A missile is launched from the USS John Paul Jones during a Missile Defense Agency and U.S. Navy test over the Pacific Ocean by the AEGIS baseline system in 2014. Photo courtesy Missile Defense Agency
April 29 (UPI) -- Lockheed Martin has exercised a $13.9 million in support of the U.S. Navy's AEGIS combat system.
The AEGIS speed to capability development contract includes systems engineering, modeling and simulation, and design cycles. The contract also includes completion of the development and fielding of the AEGIS Baseline 9 AEGIS Weapon System and integrated AEGIS Combat System on AEGIS Technical Insertion for 12 configured destroyers as well as TI 12 and TI 08 configured cruisers, the Defense Department announced Friday.
Ninety-seven percent of the work will be performed in Lockheed Martin Rotary and Mission Systems' plant in Moorestown, N.J., and 3 percent in Johnstown, Pa. Work on the contract is expected to be completed by May 2020.
Naval fiscal 2019 research, development, test and evaluation funding in the amount of $1.9 million has been obligated at time of award and will not expire at the end of the current fiscal year.
Last year Lockheed signed an $8.9 million contract for Speed to Capability development and work on the Baseline 9 system.
AEGIS, which stands for Advanced Electronic Guided Interceptor System, is integrated into ships. The automated and centralized computerized and radar weapon system can track targets -- sometimes more than 100 at once, according to the Navy.
The weapons system is installed on 22 U.S. Navy cruisers and 62 destroyers.
The first engineering development mode of the SPY-1 radar system was installed in the test ship USS Norton Sound in 1973. The first AEGIS ship, the USS Ticonderoga, was commissioned in 1983 and deployed six months after commissioning.
AEGIS baselines are released every four years but software updates are distributed rapidly to handle emerging threats and add high-priority capabilities, an effort the Speed to Capability development aims to improve.
"Lockheed Martin applies unique software engineering methodologies to enable the U.S. Navy to reduce the time, cost, and effort required to create, deliver, and maintain the systems on the surface and submarine fleets," according to the company.

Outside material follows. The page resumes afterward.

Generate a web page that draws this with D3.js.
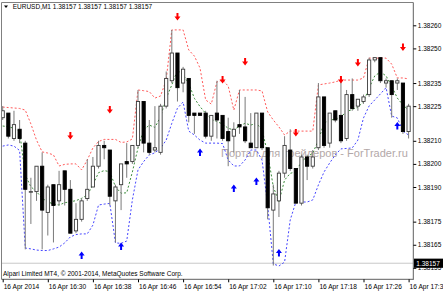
<!DOCTYPE html>
<html><head><meta charset="utf-8">
<script src="https://cdn.jsdelivr.net/npm/d3@7/dist/d3.min.js"></script>
<style>body{margin:0;background:#fff;}svg{display:block}</style>
</head><body>
<svg id="c" width="443" height="293"></svg>
<script>
const times = ["16:22","16:23","16:24","16:25","16:26","16:27","16:28","16:29","16:30","16:31","16:32","16:33","16:34","16:35","16:36","16:37","16:38","16:39","16:40","16:41","16:42","16:43","16:44","16:45","16:46","16:47","16:48","16:49","16:50","16:51","16:52","16:53","16:54","16:55","16:56","16:57","16:58","16:59","17:00","17:01","17:02","17:03","17:04","17:05","17:06","17:07","17:08","17:09","17:10","17:11","17:12","17:13","17:14","17:15","17:16","17:17","17:18","17:19","17:20","17:21","17:22","17:23","17:24","17:25","17:26","17:27","17:28","17:29","17:30","17:31","17:32","17:33","17:34"];
const opens = [1.38220,1.38222,1.38211,1.38215,1.38209,1.38188,1.38188,1.38199,1.38179,1.38191,1.38184,1.38197,1.38189,1.38171,1.38176,1.38185,1.38190,1.38199,1.38208,1.38206,1.38184,1.38191,1.38201,1.38201,1.38208,1.38227,1.38209,1.38206,1.38205,1.38225,1.38236,1.38248,1.38235,1.38237,1.38222,1.38222,1.38222,1.38212,1.38222,1.38221,1.38214,1.38212,1.38217,1.38216,1.38209,1.38207,1.38222,1.38207,1.38180,1.38184,1.38196,1.38206,1.38198,1.38183,1.38203,1.38199,1.38207,1.38229,1.38209,1.38223,1.38221,1.38211,1.38230,1.38225,1.38227,1.38230,1.38245,1.38246,1.38235,1.38236,1.38235,1.38235,1.38214];
const highs = [1.38225,1.38222,1.38223,1.38219,1.38210,1.38194,1.38199,1.38205,1.38191,1.38191,1.38197,1.38197,1.38193,1.38183,1.38185,1.38202,1.38203,1.38210,1.38210,1.38206,1.38191,1.38200,1.38209,1.38208,1.38232,1.38227,1.38219,1.38225,1.38226,1.38240,1.38258,1.38248,1.38242,1.38237,1.38222,1.38222,1.38223,1.38221,1.38236,1.38221,1.38220,1.38218,1.38232,1.38229,1.38222,1.38222,1.38222,1.38207,1.38191,1.38197,1.38212,1.38215,1.38198,1.38204,1.38204,1.38206,1.38235,1.38229,1.38222,1.38223,1.38236,1.38232,1.38237,1.38228,1.38230,1.38246,1.38246,1.38246,1.38237,1.38236,1.38237,1.38235,1.38226];
const lows = [1.38219,1.38211,1.38210,1.38209,1.38163,1.38174,1.38184,1.38163,1.38169,1.38166,1.38182,1.38182,1.38170,1.38170,1.38175,1.38184,1.38190,1.38198,1.38202,1.38182,1.38166,1.38180,1.38194,1.38200,1.38207,1.38205,1.38204,1.38205,1.38204,1.38224,1.38235,1.38227,1.38231,1.38218,1.38213,1.38221,1.38211,1.38210,1.38211,1.38210,1.38199,1.38205,1.38213,1.38209,1.38207,1.38207,1.38206,1.38176,1.38156,1.38177,1.38194,1.38197,1.38183,1.38182,1.38193,1.38198,1.38206,1.38207,1.38207,1.38218,1.38209,1.38210,1.38223,1.38223,1.38226,1.38229,1.38244,1.38235,1.38233,1.38220,1.38232,1.38213,1.38211];
const closes = [1.38223,1.38212,1.38217,1.38211,1.38189,1.38188,1.38199,1.38180,1.38190,1.38182,1.38191,1.38189,1.38170,1.38176,1.38184,1.38189,1.38199,1.38208,1.38207,1.38186,1.38190,1.38200,1.38200,1.38208,1.38227,1.38209,1.38205,1.38207,1.38225,1.38237,1.38248,1.38233,1.38241,1.38221,1.38221,1.38221,1.38212,1.38221,1.38219,1.38211,1.38210,1.38215,1.38216,1.38210,1.38207,1.38222,1.38207,1.38181,1.38187,1.38196,1.38208,1.38198,1.38183,1.38203,1.38199,1.38203,1.38229,1.38208,1.38222,1.38219,1.38210,1.38230,1.38224,1.38228,1.38229,1.38245,1.38246,1.38236,1.38236,1.38230,1.38236,1.38214,1.38225];
const upperBand = [1.382246,1.382244,1.382242,1.382240,1.382233,1.382173,1.382103,1.382052,1.382047,1.382039,1.381991,1.381998,1.382000,1.382000,1.381974,1.382017,1.382069,1.382097,1.382106,1.382106,1.382106,1.382093,1.382095,1.382108,1.382320,1.382317,1.382313,1.382285,1.382294,1.382363,1.382580,1.382580,1.382580,1.382493,1.382467,1.382415,1.382277,1.382259,1.382355,1.382363,1.382337,1.382233,1.382320,1.382320,1.382320,1.382320,1.382316,1.382225,1.382190,1.382160,1.382125,1.382142,1.382142,1.382142,1.382142,1.382142,1.382342,1.382346,1.382350,1.382355,1.382363,1.382363,1.382363,1.382363,1.382372,1.382458,1.382458,1.382458,1.382458,1.382432,1.382372,1.382372,1.382368];
const middleLine = [1.382164,1.382161,1.382154,1.382139,1.381952,1.381901,1.381880,1.381851,1.381836,1.381826,1.381822,1.381832,1.381836,1.381841,1.381851,1.381865,1.381909,1.381962,1.381971,1.381966,1.381901,1.381873,1.381875,1.381965,1.382069,1.382147,1.382168,1.382158,1.382204,1.382284,1.382342,1.382406,1.382385,1.382349,1.382284,1.382248,1.382219,1.382193,1.382183,1.382173,1.382154,1.382147,1.382164,1.382176,1.382168,1.382176,1.382147,1.382046,1.381901,1.381836,1.381930,1.381959,1.381966,1.382010,1.382031,1.382046,1.382103,1.382176,1.382190,1.382193,1.382204,1.382226,1.382236,1.382245,1.382269,1.382329,1.382381,1.382398,1.382381,1.382337,1.382285,1.382255,1.382233];
const lowerBand = [1.382077,1.382082,1.382077,1.382058,1.381636,1.381632,1.381627,1.381625,1.381625,1.381632,1.381640,1.381658,1.381684,1.381694,1.381697,1.381697,1.381735,1.381822,1.381826,1.381829,1.381658,1.381656,1.381666,1.381844,1.381974,1.382010,1.382039,1.382048,1.382068,1.382103,1.382176,1.382241,1.382268,1.382142,1.382125,1.382103,1.382090,1.382090,1.382090,1.382088,1.382017,1.381991,1.381991,1.382017,1.382060,1.382060,1.382017,1.381822,1.381567,1.381558,1.381575,1.381757,1.381835,1.381835,1.381835,1.381844,1.381909,1.381965,1.382004,1.382039,1.382065,1.382067,1.382069,1.382103,1.382199,1.382251,1.382277,1.382303,1.382330,1.382207,1.382199,1.382142,1.382125];
const sellArrowTimes = ["16:34","16:41","16:53","17:01","17:05","17:14","17:22","17:25","17:33"];
const sellArrowPrices = [1.382121,1.382233,1.382636,1.382363,1.382441,1.382134,1.382363,1.382437,1.382504];
const buyArrowTimes = ["16:36","16:43","16:57","17:03","17:07","17:11","17:32"];
const buyArrowPrices = [1.381606,1.381645,1.382052,1.381896,1.381926,1.381616,1.382166];
const priceTicks = [1.38260,1.38250,1.38235,1.38225,1.38210,1.38200,1.38190,1.38175,1.38165,1.38155];
const timeTicks = ["16:22","16:30","16:38","16:46","16:54","17:02","17:10","17:18","17:26","17:34"];
const timeTickLabels = ["16 Apr 2014","16 Apr 16:30","16 Apr 16:38","16 Apr 16:46","16 Apr 16:54","16 Apr 17:02","16 Apr 17:10","16 Apr 17:18","16 Apr 17:26","16 Apr 17:34"];
const bidPrice = 1.38157;
const title = "EURUSD,M1  1.38157 1.38157 1.38157 1.38157";
const copyright = "Alpari Limited MT4, \u00a9 2001-2014, MetaQuotes Software Corp.";
const watermark = "Портал для трейдеров - ForTrader.ru";

const FONT = "'Liberation Sans', Arial, sans-serif";
const svg = d3.select("#c");
const L = 1.5, R = 413.3, T = 2.5, B = 279.3;
const x = d3.scalePoint().domain(times).range([2.7, 408.6]);
const y = d3.scaleLinear().domain([1.38155, 1.38260]).range([267.85, 25.3]);

svg.append("defs").append("clipPath").attr("id","clip")
  .append("rect").attr("x",L).attr("y",T).attr("width",R-L).attr("height",B-T);

// watermark
svg.append("text").attr("x",221).attr("y",156.5).attr("fill","#b3a8a8")
  .style("font-family",FONT).style("font-size","11px").text(watermark);

const plot = svg.append("g").attr("clip-path","url(#clip)");

// bid line
plot.append("line").attr("x1",L).attr("x2",R).attr("y1",y(bidPrice)).attr("y2",y(bidPrice))
  .attr("stroke","#c8c8c8").attr("stroke-width",1);

// bands
const lineGen = arr => d3.line().x((d,i)=>x(times[i])).y(d=>y(d))(arr);
plot.append("path").attr("d",lineGen(upperBand)).attr("fill","none").attr("stroke","#ff5a5a").attr("stroke-width",1).attr("stroke-dasharray","2,2");
plot.append("path").attr("d",lineGen(lowerBand)).attr("fill","none").attr("stroke","#4646ff").attr("stroke-width",1).attr("stroke-dasharray","2,2");
plot.append("path").attr("d",lineGen(middleLine)).attr("fill","none").attr("stroke","#3c8c3c").attr("stroke-width",1).attr("stroke-dasharray","2,2");

// candles
const bw = 3.2;
const cg = plot.append("g");
times.forEach((t,i)=>{
  const cx = x(t), o = opens[i], c = closes[i];
  cg.append("line").attr("x1",cx).attr("x2",cx).attr("y1",y(highs[i])).attr("y2",y(lows[i]))
    .attr("stroke","#7a7a7a").attr("stroke-width",1);
  const top = y(Math.max(o,c)), bot = y(Math.min(o,c));
  cg.append("rect").attr("x",cx-bw/2).attr("y",top).attr("width",bw).attr("height",Math.max(bot-top,0.6))
    .attr("fill", c>=o ? "#fff" : "#000").attr("stroke", c>=o ? "#3a3a3a" : "#000").attr("stroke-width",0.9);
});

// arrows
const downPath = "M-1,-4H1V-0.5H3L0,3.5L-3,-0.5H-1Z";
const upPath = "M-1,4H1V0.5H3L0,-3.5L-3,0.5H-1Z";
sellArrowTimes.forEach((t,i)=>{
  plot.append("path").attr("d",downPath).attr("fill","#ff0000")
    .attr("transform",`translate(${x(t)},${y(sellArrowPrices[i])})`);
});
buyArrowTimes.forEach((t,i)=>{
  plot.append("path").attr("d",upPath).attr("fill","#0000ff")
    .attr("transform",`translate(${x(t)},${y(buyArrowPrices[i])})`);
});

// frame
svg.append("line").attr("x1",L).attr("x2",R).attr("y1",T).attr("y2",T).attr("stroke","#808080");
svg.append("line").attr("x1",L).attr("x2",L).attr("y1",T).attr("y2",B).attr("stroke","#808080");
svg.append("line").attr("x1",R).attr("x2",R).attr("y1",T).attr("y2",B+0.5).attr("stroke","#606060");
svg.append("line").attr("x1",L).attr("x2",R).attr("y1",B).attr("y2",B).attr("stroke","#606060");

// y axis
const ya = svg.append("g").attr("transform",`translate(${R},0)`)
  .call(d3.axisRight(y).tickValues(priceTicks).tickFormat(d3.format(".5f")).tickSize(3).tickPadding(1.5));
ya.select(".domain").remove();
ya.selectAll("line").attr("stroke","#000");
ya.selectAll("text").style("font-family",FONT).style("font-size","6.5px").attr("fill","#000");

// bid label
svg.append("rect").attr("x",R+0.7).attr("y",y(bidPrice)-4.6).attr("width",29).attr("height",9.2).attr("fill","#000");
svg.append("text").attr("x",R+3).attr("y",y(bidPrice)).attr("dy","0.35em").attr("fill","#fff")
  .style("font-family",FONT).style("font-size","6.5px").text(d3.format(".5f")(bidPrice));

// x axis
const xa = svg.append("g").attr("transform",`translate(0,${B})`)
  .call(d3.axisBottom(x).tickValues(timeTicks).tickFormat((d,i)=>timeTickLabels[i]).tickSize(3).tickPadding(2));
xa.select(".domain").remove();
xa.selectAll("line").attr("stroke","#000");
xa.selectAll("text").attr("text-anchor","start").attr("dx","0.5").style("font-family",FONT).style("font-size","6.6px").attr("fill","#000");

// title
svg.append("path").attr("d","M4,5.5H8L6,8Z").attr("fill","#000");
svg.append("text").attr("x",12.7).attr("y",9.3).style("font-family",FONT).style("font-size","6.5px").attr("fill","#000").text(title);

// copyright
svg.append("text").attr("x",3).attr("y",276.3).style("font-family",FONT).style("font-size","6.5px").attr("fill","#000").text(copyright);
</script>
</body></html>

The system realized more than $166 million in cost avoidance over the last three years, according to Lockheed.
"We focus on updates that provide significant performance improvements and capability while keeping software changes to a minimum, which means about 5,000 to 15,000 lines of source code as opposed to millions of lines," Tomy Joseph, ASToC manager for Lockheed, said in a post on its website. "The teams take full advantage of the Aegis Common Source Library and the open-architecture design of Aegis to deliver capabilities to the fleet."